Let $\pi: X\to Y$ be a surjective function between the compact, metric and connected spaces $X$, $Y$, and $Y_0 = \{y\in Y: \#\pi^{-1}(y)>1\}$. Suppose that:
- $Y_0$ is dense in $Y$,
- $Y\setminus Y_0$ is a dense $G_\delta$ in $Y$, and
- $\#\pi^{-1}(y) \leq N$ for all $y\in Y$ and an universal constant $N$.
My question is: can a function $\pi$ like this exist? Maybe I need more hypothesis on the topology of $X$ and $Y$.

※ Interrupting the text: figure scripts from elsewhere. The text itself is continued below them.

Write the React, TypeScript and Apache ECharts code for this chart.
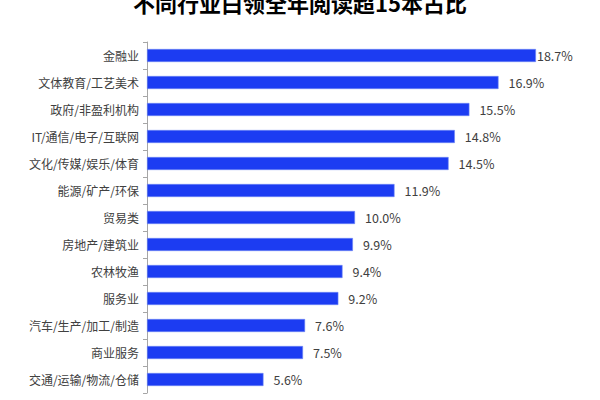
import React, { useEffect, useRef } from 'react';
import * as echarts from 'echarts';

const categories = [
	'金融业',
	'文体教育/工艺美术',
	'政府/非盈利机构',
	'IT/通信/电子/互联网',
	'文化/传媒/娱乐/体育',
	'能源/矿产/环保',
	'贸易类',
	'房地产/建筑业',
	'农林牧渔',
	'服务业',
	'汽车/生产/加工/制造',
	'商业服务',
	'交通/运输/物流/仓储'
];
const shares = [18.7, 16.9, 15.5, 14.8, 14.5, 11.9, 10.0, 9.9, 9.4, 9.2, 7.6, 7.5, 5.6];

const FONT = '"Noto Sans CJK SC", "Noto Sans", sans-serif';

const App: React.FC = () => {
	const chartRef = useRef<HTMLDivElement>(null);

	useEffect(() => {
		if (!chartRef.current) return;
		const chart = echarts.init(chartRef.current, undefined, { renderer: 'svg' });

		const option: echarts.EChartsOption = {
			animation: false,
			backgroundColor: '#ffffff',
			title: {
				// the reference crops this title at the top edge
				text: '不同行业白领全年阅读超15本占比',
				left: 'center',
				top: -14,
				textStyle: {
					color: '#000',
					fontSize: 22,
					fontWeight: 'bold',
					fontFamily: FONT
				}
			},
			grid: {
				left: 147,
				right: 37,
				top: 42,
				bottom: 7
			},
			xAxis: {
				type: 'value',
				min: 0,
				max: 20,
				show: false
			},
			yAxis: {
				type: 'category',
				data: categories,
				inverse: true,
				axisLine: { lineStyle: { color: '#a6a6a6', width: 1 } },
				axisTick: { show: true, length: 4, lineStyle: { color: '#a6a6a6' } },
				axisLabel: {
					color: '#404040',
					fontSize: 12,
					margin: 8,
					fontFamily: FONT
				}
			},
			series: [
				{
					type: 'bar',
					data: shares.map((v, i) =>
						i === 0 ? { value: v, label: { distance: 1 } } : v
					),
					barWidth: 13,
					itemStyle: {
						color: '#1c3cf2',
						borderColor: '#6f86f5',
						borderWidth: 0.6
					},
					label: {
						show: true,
						position: 'right',
						distance: 10,
						color: '#404040',
						fontSize: 12.5,
						fontFamily: FONT,
						formatter: (p: any) => `${Number(p.value).toFixed(1)}%`
					}
				}
			]
		};

		chart.setOption(option);
		return () => {
			chart.dispose();
		};
	}, []);

	return (
		<div
			ref={chartRef}
			style={{ position: 'fixed', left: 0, top: 0, width: '600px', height: '400px' }}
		/>
	);
};

export default App;
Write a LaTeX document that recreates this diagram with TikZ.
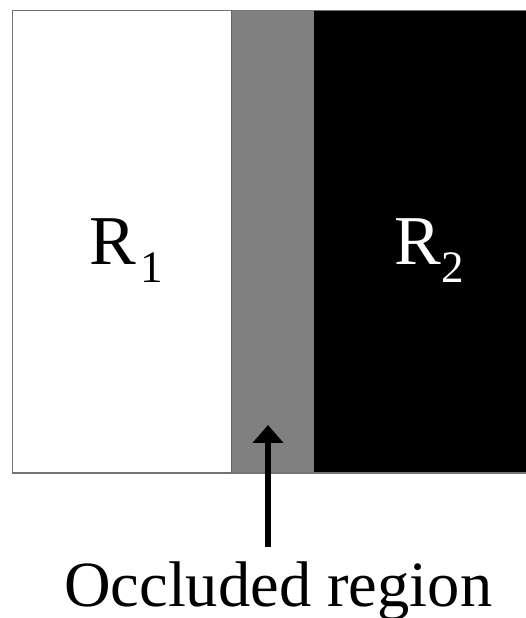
\documentclass[tikz,border=0pt]{standalone}
\usepackage{fontspec}
\setmainfont{Liberation Serif}
\usetikzlibrary{arrows.meta}
\begin{document}
\begin{tikzpicture}[x=1pt,y=1pt,
  lbl/.style={inner sep=0pt,anchor=base west,font=\fontsize{70}{70}\selectfont},
  sub/.style={inner sep=0pt,anchor=base west,font=\fontsize{45}{45}\selectfont},
  captext/.style={inner sep=0pt,anchor=base west,font=\fontsize{64.5}{64.5}\selectfont}]
\useasboundingbox (0,0) rectangle (526,618);
% regions
\fill[white] (12.5,145) rectangle (231,607.5);
\fill[black!50] (231,145) rectangle (314,607.5);
\fill[black] (314,145) rectangle (526,607.5);
\draw[black!55,line width=1.5pt] (526,145) -- (12.5,145) -- (12.5,607.5) -- (526,607.5);
\draw[black!60,line width=0.8pt] (231,145) -- (231,607.5);
% labels
\node[lbl] (r1) at (89,353) {R};
\node[sub] (s1) at (140,335) {1};
\node[lbl,text=white] (r2) at (394,353) {R};
\node[sub,text=white] (s2) at (441,335) {2};
% arrow
\node[captext] (occ) at (64,11) {Occluded region};
\coordinate (tail) at (268,71);
\coordinate (tip) at (268,193);
\draw[line width=6pt,-{Triangle[length=18pt,width=30pt]}] (tail) -- (tip);
\end{tikzpicture}
\end{document}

Observe that the connectedness is crucial: sturmian codings of irrational rotations of the circle are surjective functions $\pi:K\to S^1$ from the Cantor set (a totally disconnected space) and the circle such that $\#\pi^{-1}(y) = 2$ for $y$ in a countable dense subset $Y_0 \subseteq S^1$ and $\#\pi^{-1}(y) = 1$ for $y \in S^1\setminus Y_0$.
Condition (3) is also needed: if $f\colon[0,1]\to[0,1]$ is the Thomae's function, $X = \{(x,y)\in[0,1]^2 : 0\leq y\leq f(x)\}$ is the subgraph of $f$, $\pi: X\to[0,1]$ is the projection onto the first coordinate, and $Y_0 := \{y\in Y: \#\pi^{-1}(y)>1\} = [0,1]\cap\mathbb{Q}$, then $X$ is connected and (1),(2) hold, but $\pi(y)$ is an uncountable set when $y \in Y_0$.
After building these examples I am more convinced than at the beginning that $\pi$ must be injective.
I would appreciate any comment.
Best Answer
I think this example is a surjective non-injective function satisfying your hypothesis. $$\pi\colon[0,1]\to[0,1]$$ $$t\mapsto\left\lbrace\begin{array}{ll} t &\mbox{if $t$ is irrational}\\2\min\{t,1-t\}&\mbox{if $t$ is rational}\end{array}\right.$$
Here $Y_0=(\mathbb{Q}\cap[0,1])\setminus\{\frac{1}{2}\}$, which is dense in $[0,1$]; the complement $[0,1]\setminus(\mathbb{Q}\setminus \{\frac{1}{2}\}) $ is dense as well and form a $G_\delta$ set. And $card(\pi^{-1}(t))$ equals $1$ for irrational $t$ and $t=\frac{1}{2}$ but equals $2$ for rational $t\neq \frac{1}{2}$.